Mais le détail de ce manuel laisse songeur. Un exemple, une personne en situation de handicap (ou avec handicap, les signifiants changent tellement souvent que plus personne ne sait comment les nommer) pratique une religion. Les éducateurs devront en coter l’exercice pour avoir comme objectif (toujours annuel) une parfaite autonomie religieuse. Il faudra probablement reléguer l’acte éducatif au comptage des génuflexions ou répétitions des « je vous salue Marie », mais l’autonomie étant le fin mot du travail avec ces enfants, je me demande comment ils pourront conquérir leur monde, place, ou salut en étant traités comme des isolats, coupés d’intervenants au désir incarné, c’est-à-dire impur, quand les politiques com-portementalistes proposent l’asepsie des liens. Pour s’en rendre compte, il n’y a qu’à regarder les vidéos de ces méthodes sur YouTube, promotion du défilé militaire de sujets vidés mais répondant aux demandes au doigt et à l’œil.

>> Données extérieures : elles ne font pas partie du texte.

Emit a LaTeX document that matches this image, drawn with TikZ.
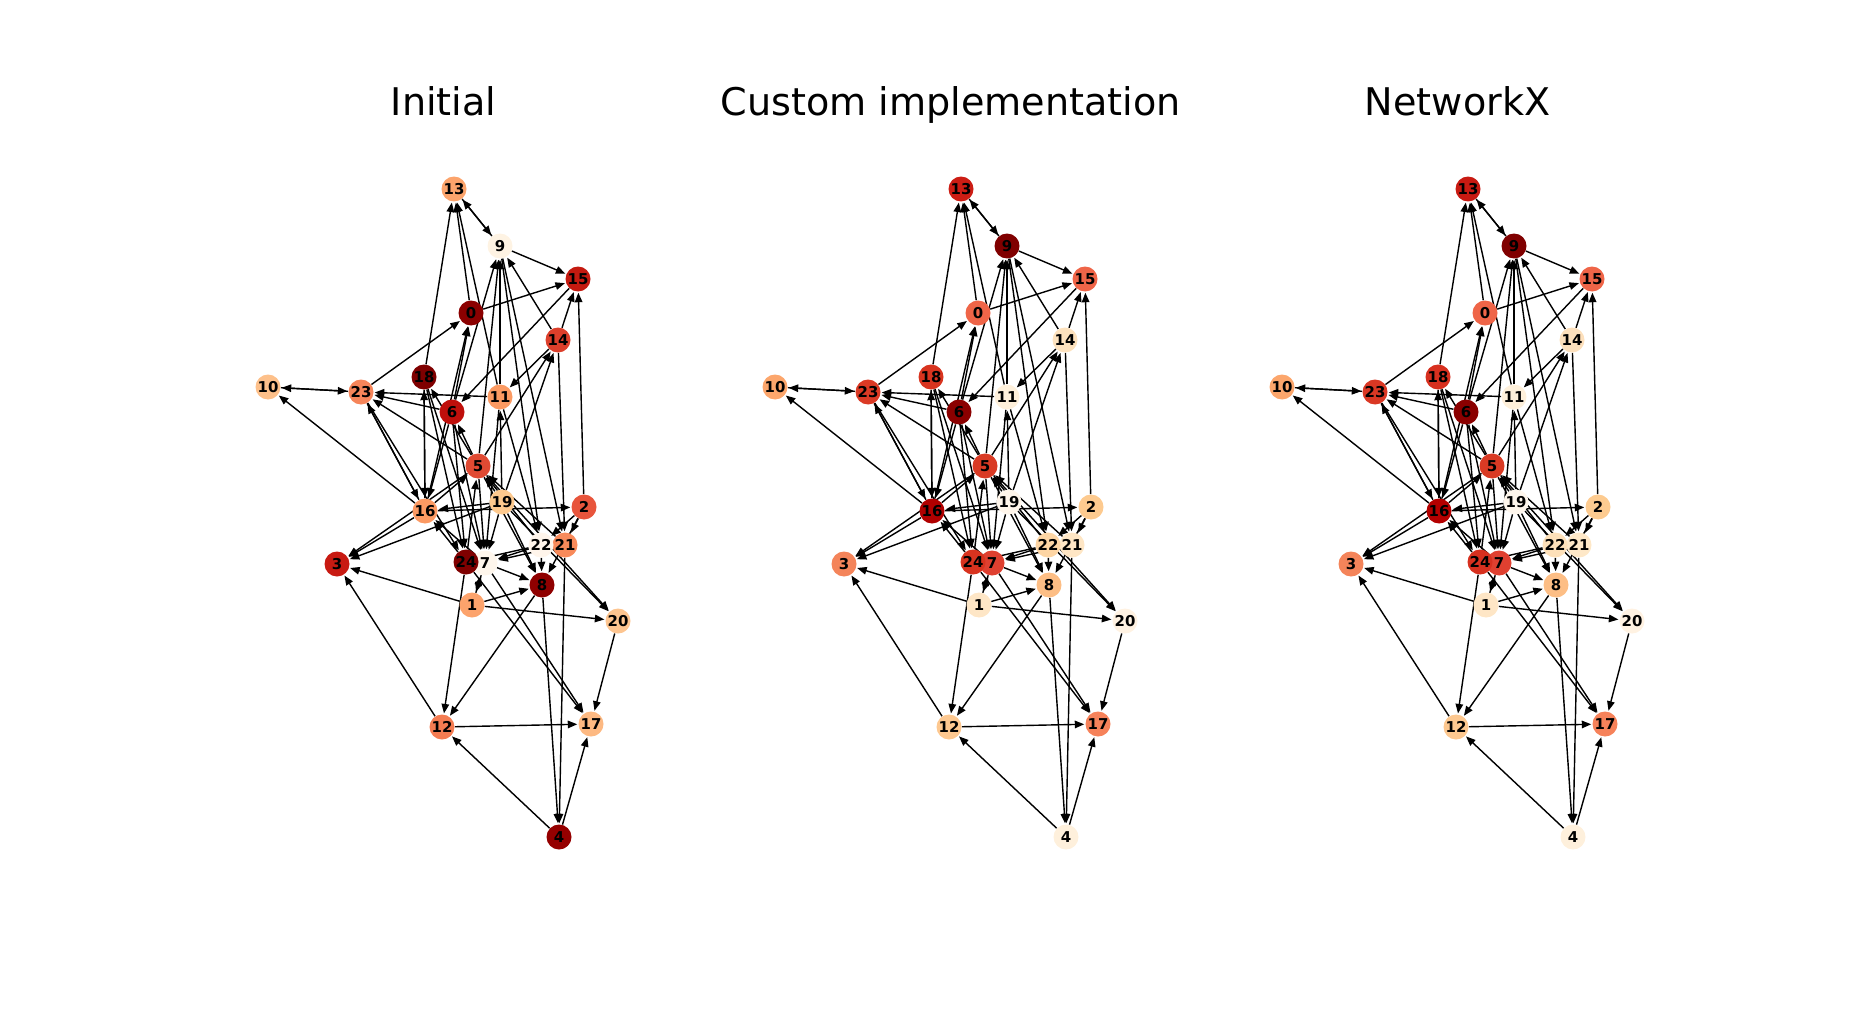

Ce qui est demandé de désaffection de la part des intervenants ressemble fort à ce que René Spitz a découvert dans les hospices roumains d’un autre temps. Nous savons les effets délétères sur la construction de la subjectivité d’un enfant sans lien précoce, sans un désir qui ne soit pas anonyme…

Mais ça qui le sait aujourd’hui ?


[1] Services et Établissements : Réforme pour une Adéquation des financements aux parcours des Personnes Handicapées.